--- START Stored data ---

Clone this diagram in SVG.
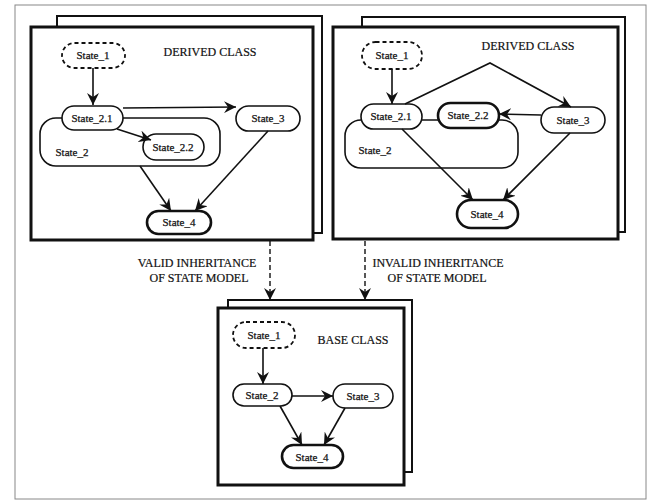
<svg xmlns="http://www.w3.org/2000/svg" width="652" height="501" viewBox="0 0 652 501">
<defs>
<style>
.page{fill:#fff;stroke:#111;stroke-width:2}
.front{fill:#fff;stroke:#111;stroke-width:3}
.st{fill:#fff;stroke:#111;stroke-width:1.6}
.thick{fill:#fff;stroke:#111;stroke-width:2.6}
.init{fill:#fff;stroke:#111;stroke-width:1.8;stroke-dasharray:4 3}
.cont{fill:none;stroke:#111;stroke-width:1.6}
.lbl{font-family:"Liberation Serif","Times New Roman",serif;font-size:11px;fill:#111;stroke:#111;stroke-width:0.25;text-anchor:middle}
.cls{font-family:"Liberation Serif","Times New Roman",serif;font-size:12px;fill:#111;stroke:#111;stroke-width:0.2;text-anchor:middle}
.edge{fill:none;stroke:#111;stroke-width:1.6;marker-end:url(#arr)}
.dash{fill:none;stroke:#111;stroke-width:1.4;stroke-dasharray:5 3;marker-end:url(#arr)}
</style>
<marker id="arr" markerUnits="userSpaceOnUse" markerWidth="14" markerHeight="12" refX="12" refY="6" orient="auto">
<path d="M0,0 L12,6 L0,12 L4,6 z" fill="#111"/>
</marker>
</defs>
<rect x="15" y="5" width="631" height="494" fill="#fff" stroke="#888" stroke-width="1"/>

<g id="left-panel">
<rect class="page" x="57" y="16" width="265" height="217"/>
<rect class="front" x="31" y="27" width="282" height="213"/>
<text class="cls" x="210" y="56">DERIVED CLASS</text>
</g>
<g id="left-State_2"><rect class="cont" x="40" y="118" width="180" height="48" rx="16"/><text class="lbl" x="72" y="156">State_2</text></g>
<g id="left-State_1"><rect class="init" x="62" y="43" width="63" height="25" rx="12.5"/><text class="lbl" x="93" y="59">State_1</text></g>
<g id="left-State_2.1"><rect class="st" x="62" y="106" width="61" height="24" rx="12"/><text class="lbl" x="92" y="122">State_2.1</text></g>
<g id="left-State_3"><rect class="st" x="236" y="106" width="64" height="25" rx="12.5"/><text class="lbl" x="268" y="122">State_3</text></g>
<g id="left-State_2.2"><rect class="st" x="143" y="134" width="61" height="26" rx="13" stroke-width="2"/><text class="lbl" x="173" y="151">State_2.2</text></g>
<g id="left-State_4"><rect class="thick" x="147" y="211" width="64" height="23" rx="11.5"/><text class="lbl" x="179" y="226">State_4</text></g>

<g id="right-panel">
<rect class="page" x="362" y="17" width="263" height="215"/>
<rect class="front" x="333" y="27" width="285" height="212"/>
<text class="cls" x="528" y="50">DERIVED CLASS</text>
</g>
<g id="right-State_2"><rect class="cont" x="345" y="120" width="173" height="48" rx="16"/><text class="lbl" x="375" y="154">State_2</text></g>
<g id="right-State_1"><rect class="init" x="362" y="42" width="60" height="27" rx="13.5"/><text class="lbl" x="392" y="59">State_1</text></g>
<g id="right-State_2.1"><rect class="st" x="361" y="104" width="61" height="25" rx="12.5"/><text class="lbl" x="391" y="120">State_2.1</text></g>
<g id="right-State_2.2"><rect class="thick" x="438" y="103" width="61" height="25" rx="12.5"/><text class="lbl" x="468" y="119">State_2.2</text></g>
<g id="right-State_3"><rect class="st" x="541" y="107" width="64" height="26" rx="13"/><text class="lbl" x="573" y="124">State_3</text></g>
<g id="right-State_4"><rect class="thick" x="457" y="200" width="61" height="28" rx="14"/><text class="lbl" x="487" y="218">State_4</text></g>

<g id="base-panel">
<rect class="page" x="228" y="300" width="184" height="172"/>
<rect class="front" x="218" y="308" width="186" height="177"/>
<text class="cls" x="353" y="344">BASE CLASS</text>
</g>
<g id="base-State_1"><rect class="init" x="233" y="322" width="62" height="26" rx="13"/><text class="lbl" x="264" y="339">State_1</text></g>
<g id="base-State_2"><rect class="st" x="233" y="384" width="59" height="22" rx="11"/><text class="lbl" x="262" y="399">State_2</text></g>
<g id="base-State_3"><rect class="st" x="333" y="384" width="60" height="24" rx="12"/><text class="lbl" x="363" y="400">State_3</text></g>
<g id="base-State_4"><rect class="thick" x="282" y="445" width="61" height="23" rx="11.5"/><text class="lbl" x="312" y="461">State_4</text></g>

<g id="labels">
<text class="cls" x="197" y="267">VALID INHERITANCE</text>
<text class="cls" x="199" y="282">OF STATE MODEL</text>
<text class="cls" x="438" y="267">INVALID INHERITANCE</text>
<text class="cls" x="437" y="282">OF STATE MODEL</text>
</g>

<g id="connectors">
<line class="edge" x1="93" y1="68" x2="93" y2="105"/>
<line class="edge" x1="123" y1="108" x2="236" y2="107"/>
<line class="edge" x1="117" y1="129" x2="151" y2="140"/>
<line class="edge" x1="140" y1="166" x2="171" y2="211"/>
<line class="edge" x1="268" y1="131" x2="195" y2="211"/>

<line class="edge" x1="392" y1="69" x2="392" y2="104"/>
<polyline class="edge" points="405,104 490,63 571,107"/>
<line class="edge" x1="541" y1="115" x2="499" y2="114"/>
<line class="edge" x1="402" y1="129" x2="473" y2="200"/>
<line class="edge" x1="570" y1="133" x2="503" y2="200"/>

<line class="edge" x1="263" y1="348" x2="263" y2="384"/>
<line class="edge" x1="292" y1="396" x2="333" y2="396"/>
<line class="edge" x1="280" y1="406" x2="302" y2="445"/>
<line class="edge" x1="345" y1="408" x2="324" y2="445"/>

<line class="dash" x1="270" y1="241" x2="270" y2="300"/>
<line class="dash" x1="365" y1="241" x2="365" y2="300"/>
</g>
</svg>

--- END Stored data ---

Work instructions — Without the pictures, write out the whole listing above exactly as it appears.

Finished answer —
Clone this diagram in SVG.
<svg xmlns="http://www.w3.org/2000/svg" width="652" height="501" viewBox="0 0 652 501">
<defs>
<style>
.page{fill:#fff;stroke:#111;stroke-width:2}
.front{fill:#fff;stroke:#111;stroke-width:3}
.st{fill:#fff;stroke:#111;stroke-width:1.6}
.thick{fill:#fff;stroke:#111;stroke-width:2.6}
.init{fill:#fff;stroke:#111;stroke-width:1.8;stroke-dasharray:4 3}
.cont{fill:none;stroke:#111;stroke-width:1.6}
.lbl{font-family:"Liberation Serif","Times New Roman",serif;font-size:11px;fill:#111;stroke:#111;stroke-width:0.25;text-anchor:middle}
.cls{font-family:"Liberation Serif","Times New Roman",serif;font-size:12px;fill:#111;stroke:#111;stroke-width:0.2;text-anchor:middle}
.edge{fill:none;stroke:#111;stroke-width:1.6;marker-end:url(#arr)}
.dash{fill:none;stroke:#111;stroke-width:1.4;stroke-dasharray:5 3;marker-end:url(#arr)}
</style>
<marker id="arr" markerUnits="userSpaceOnUse" markerWidth="14" markerHeight="12" refX="12" refY="6" orient="auto">
<path d="M0,0 L12,6 L0,12 L4,6 z" fill="#111"/>
</marker>
</defs>
<rect x="15" y="5" width="631" height="494" fill="#fff" stroke="#888" stroke-width="1"/>

<g id="left-panel">
<rect class="page" x="57" y="16" width="265" height="217"/>
<rect class="front" x="31" y="27" width="282" height="213"/>
<text class="cls" x="210" y="56">DERIVED CLASS</text>
</g>
<g id="left-State_2"><rect class="cont" x="40" y="118" width="180" height="48" rx="16"/><text class="lbl" x="72" y="156">State_2</text></g>
<g id="left-State_1"><rect class="init" x="62" y="43" width="63" height="25" rx="12.5"/><text class="lbl" x="93" y="59">State_1</text></g>
<g id="left-State_2.1"><rect class="st" x="62" y="106" width="61" height="24" rx="12"/><text class="lbl" x="92" y="122">State_2.1</text></g>
<g id="left-State_3"><rect class="st" x="236" y="106" width="64" height="25" rx="12.5"/><text class="lbl" x="268" y="122">State_3</text></g>
<g id="left-State_2.2"><rect class="st" x="143" y="134" width="61" height="26" rx="13" stroke-width="2"/><text class="lbl" x="173" y="151">State_2.2</text></g>
<g id="left-State_4"><rect class="thick" x="147" y="211" width="64" height="23" rx="11.5"/><text class="lbl" x="179" y="226">State_4</text></g>

<g id="right-panel">
<rect class="page" x="362" y="17" width="263" height="215"/>
<rect class="front" x="333" y="27" width="285" height="212"/>
<text class="cls" x="528" y="50">DERIVED CLASS</text>
</g>
<g id="right-State_2"><rect class="cont" x="345" y="120" width="173" height="48" rx="16"/><text class="lbl" x="375" y="154">State_2</text></g>
<g id="right-State_1"><rect class="init" x="362" y="42" width="60" height="27" rx="13.5"/><text class="lbl" x="392" y="59">State_1</text></g>
<g id="right-State_2.1"><rect class="st" x="361" y="104" width="61" height="25" rx="12.5"/><text class="lbl" x="391" y="120">State_2.1</text></g>
<g id="right-State_2.2"><rect class="thick" x="438" y="103" width="61" height="25" rx="12.5"/><text class="lbl" x="468" y="119">State_2.2</text></g>
<g id="right-State_3"><rect class="st" x="541" y="107" width="64" height="26" rx="13"/><text class="lbl" x="573" y="124">State_3</text></g>
<g id="right-State_4"><rect class="thick" x="457" y="200" width="61" height="28" rx="14"/><text class="lbl" x="487" y="218">State_4</text></g>

<g id="base-panel">
<rect class="page" x="228" y="300" width="184" height="172"/>
<rect class="front" x="218" y="308" width="186" height="177"/>
<text class="cls" x="353" y="344">BASE CLASS</text>
</g>
<g id="base-State_1"><rect class="init" x="233" y="322" width="62" height="26" rx="13"/><text class="lbl" x="264" y="339">State_1</text></g>
<g id="base-State_2"><rect class="st" x="233" y="384" width="59" height="22" rx="11"/><text class="lbl" x="262" y="399">State_2</text></g>
<g id="base-State_3"><rect class="st" x="333" y="384" width="60" height="24" rx="12"/><text class="lbl" x="363" y="400">State_3</text></g>
<g id="base-State_4"><rect class="thick" x="282" y="445" width="61" height="23" rx="11.5"/><text class="lbl" x="312" y="461">State_4</text></g>

<g id="labels">
<text class="cls" x="197" y="267">VALID INHERITANCE</text>
<text class="cls" x="199" y="282">OF STATE MODEL</text>
<text class="cls" x="438" y="267">INVALID INHERITANCE</text>
<text class="cls" x="437" y="282">OF STATE MODEL</text>
</g>

<g id="connectors">
<line class="edge" x1="93" y1="68" x2="93" y2="105"/>
<line class="edge" x1="123" y1="108" x2="236" y2="107"/>
<line class="edge" x1="117" y1="129" x2="151" y2="140"/>
<line class="edge" x1="140" y1="166" x2="171" y2="211"/>
<line class="edge" x1="268" y1="131" x2="195" y2="211"/>

<line class="edge" x1="392" y1="69" x2="392" y2="104"/>
<polyline class="edge" points="405,104 490,63 571,107"/>
<line class="edge" x1="541" y1="115" x2="499" y2="114"/>
<line class="edge" x1="402" y1="129" x2="473" y2="200"/>
<line class="edge" x1="570" y1="133" x2="503" y2="200"/>

<line class="edge" x1="263" y1="348" x2="263" y2="384"/>
<line class="edge" x1="292" y1="396" x2="333" y2="396"/>
<line class="edge" x1="280" y1="406" x2="302" y2="445"/>
<line class="edge" x1="345" y1="408" x2="324" y2="445"/>

<line class="dash" x1="270" y1="241" x2="270" y2="300"/>
<line class="dash" x1="365" y1="241" x2="365" y2="300"/>
</g>
</svg>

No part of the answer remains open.